Return precisely the span of lines from the top of the material below to the line containing "mew=1.2, color='black', ls='none')", both included. Pictures are excluded.

+ + + + +

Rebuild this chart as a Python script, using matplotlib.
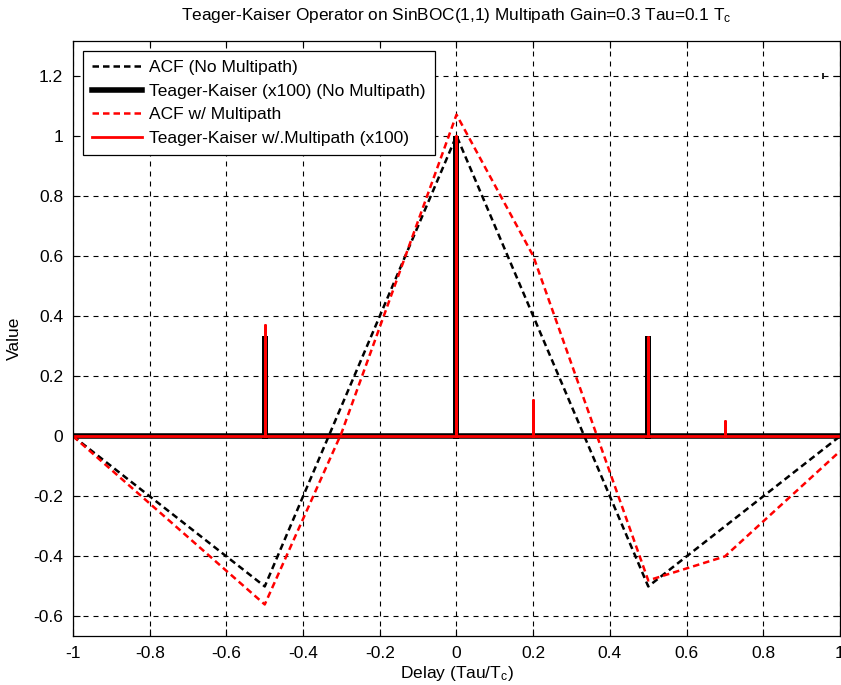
import numpy as np
import matplotlib.pyplot as plt

plt.rcParams['font.family'] = ['Liberation Sans', 'DejaVu Sans']
plt.rcParams['mathtext.default'] = 'regular'

# ACF without multipath (SinBOC(1,1) triangle shape)
acf_x = [-1.0, -0.5, 0.0, 0.5, 1.0]
acf_y = [0.0, -0.5, 1.0, -0.5, 0.0]

# ACF with multipath
acf_mp_x = [-1.0, -0.5, -0.3, 0.0, 0.2, 0.5, 0.7, 1.0]
acf_mp_y = [0.0, -0.56, 0.01, 1.07, 0.6, -0.48, -0.40, -0.05]

# Teager-Kaiser output (x100): spike positions and heights
tk_pos = [-0.5, 0.0, 0.5]
tk_val = [0.335, 1.0, 0.335]
tk_mp_pos = [-0.5, 0.0, 0.2, 0.5, 0.7]
tk_mp_val = [0.37, 1.0, 0.12, 0.33, 0.05]

xticks = [-1, -0.8, -0.6, -0.4, -0.2, 0, 0.2, 0.4, 0.6, 0.8, 1]
yticks = [-0.6, -0.4, -0.2, 0, 0.2, 0.4, 0.6, 0.8, 1, 1.2]


def spikes(pos, val):
    # baseline at zero with a one-sample spike at each position
    xs, ys = [-1.0], [0.0]
    for p, v in zip(pos, val):
        xs += [p, p, p]
        ys += [0.0, v, 0.0]
    xs.append(1.0)
    ys.append(0.0)
    return xs, ys


fig = plt.figure(figsize=(8.41, 6.85), dpi=100)
ax = fig.add_axes([0.0868, 0.0715, 0.912, 0.8686])

dash = (0, (2.6, 1.6))
ax.plot(acf_x, acf_y, color='black', lw=1.8, linestyle=dash, label='ACF (No Multipath)')
tx, ty = spikes(tk_pos, tk_val)
ax.plot(tx, ty, color='black', lw=4, solid_joinstyle='miter',
        label='Teager-Kaiser (x100) (No Multipath)')
ax.plot(acf_mp_x, acf_mp_y, color='red', lw=1.8, linestyle=dash, label='ACF w/ Multipath')
mx, my = spikes(tk_mp_pos, tk_mp_val)
ax.plot(mx, my, color='red', lw=2, label='Teager-Kaiser w/.Multipath (x100)')
# stray point near the upper right corner
ax.plot([0.955], [1.2], marker='|', ms=5, mew=1.2, color='black', ls='none')

ax.set_xlim(-1, 1)
ax.set_ylim(-0.665, 1.315)
ax.set_xticks(xticks)
ax.set_xticklabels(['%g' % t for t in xticks])
ax.set_yticks(yticks)
ax.set_yticklabels(['%g' % t for t in yticks])
ax.tick_params(direction='in', top=True, right=True, length=5, width=0.8,
               labelsize=12.5, pad=7)
ax.grid(True, color='black', linestyle=(0, (4.5, 4.5)), lw=0.8)
for s in ax.spines.values():
    s.set_linewidth(0.9)

ax.set_xlabel('Delay (Tau/T$_c$)', fontsize=12.5, labelpad=2)
ax.set_ylabel('Value', fontsize=12.5, labelpad=8)
ax.set_title('Teager-Kaiser Operator on SinBOC(1,1) Multipath Gain=0.3 Tau=0.1 T$_c$',
             fontsize=12.4, pad=15)

leg = ax.legend(loc='upper left', bbox_to_anchor=(0.0, 1.0), fontsize=12.5,
                frameon=True, fancybox=False, edgecolor='black', framealpha=1,
                borderpad=0.55, labelspacing=0.48, handlelength=2.9, handletextpad=0.4,
                borderaxespad=0.55)
leg.get_frame().set_linewidth(0.9)

fig.savefig('out.png', dpi=100)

+ + + + +

# [The answer]
Rebuild this chart as a Python script, using matplotlib.
import numpy as np
import matplotlib.pyplot as plt

plt.rcParams['font.family'] = ['Liberation Sans', 'DejaVu Sans']
plt.rcParams['mathtext.default'] = 'regular'

# ACF without multipath (SinBOC(1,1) triangle shape)
acf_x = [-1.0, -0.5, 0.0, 0.5, 1.0]
acf_y = [0.0, -0.5, 1.0, -0.5, 0.0]

# ACF with multipath
acf_mp_x = [-1.0, -0.5, -0.3, 0.0, 0.2, 0.5, 0.7, 1.0]
acf_mp_y = [0.0, -0.56, 0.01, 1.07, 0.6, -0.48, -0.40, -0.05]

# Teager-Kaiser output (x100): spike positions and heights
tk_pos = [-0.5, 0.0, 0.5]
tk_val = [0.335, 1.0, 0.335]
tk_mp_pos = [-0.5, 0.0, 0.2, 0.5, 0.7]
tk_mp_val = [0.37, 1.0, 0.12, 0.33, 0.05]

xticks = [-1, -0.8, -0.6, -0.4, -0.2, 0, 0.2, 0.4, 0.6, 0.8, 1]
yticks = [-0.6, -0.4, -0.2, 0, 0.2, 0.4, 0.6, 0.8, 1, 1.2]


def spikes(pos, val):
    # baseline at zero with a one-sample spike at each position
    xs, ys = [-1.0], [0.0]
    for p, v in zip(pos, val):
        xs += [p, p, p]
        ys += [0.0, v, 0.0]
    xs.append(1.0)
    ys.append(0.0)
    return xs, ys


fig = plt.figure(figsize=(8.41, 6.85), dpi=100)
ax = fig.add_axes([0.0868, 0.0715, 0.912, 0.8686])

dash = (0, (2.6, 1.6))
ax.plot(acf_x, acf_y, color='black', lw=1.8, linestyle=dash, label='ACF (No Multipath)')
tx, ty = spikes(tk_pos, tk_val)
ax.plot(tx, ty, color='black', lw=4, solid_joinstyle='miter',
        label='Teager-Kaiser (x100) (No Multipath)')
ax.plot(acf_mp_x, acf_mp_y, color='red', lw=1.8, linestyle=dash, label='ACF w/ Multipath')
mx, my = spikes(tk_mp_pos, tk_mp_val)
ax.plot(mx, my, color='red', lw=2, label='Teager-Kaiser w/.Multipath (x100)')
# stray point near the upper right corner
ax.plot([0.955], [1.2], marker='|', ms=5, mew=1.2, color='black', ls='none')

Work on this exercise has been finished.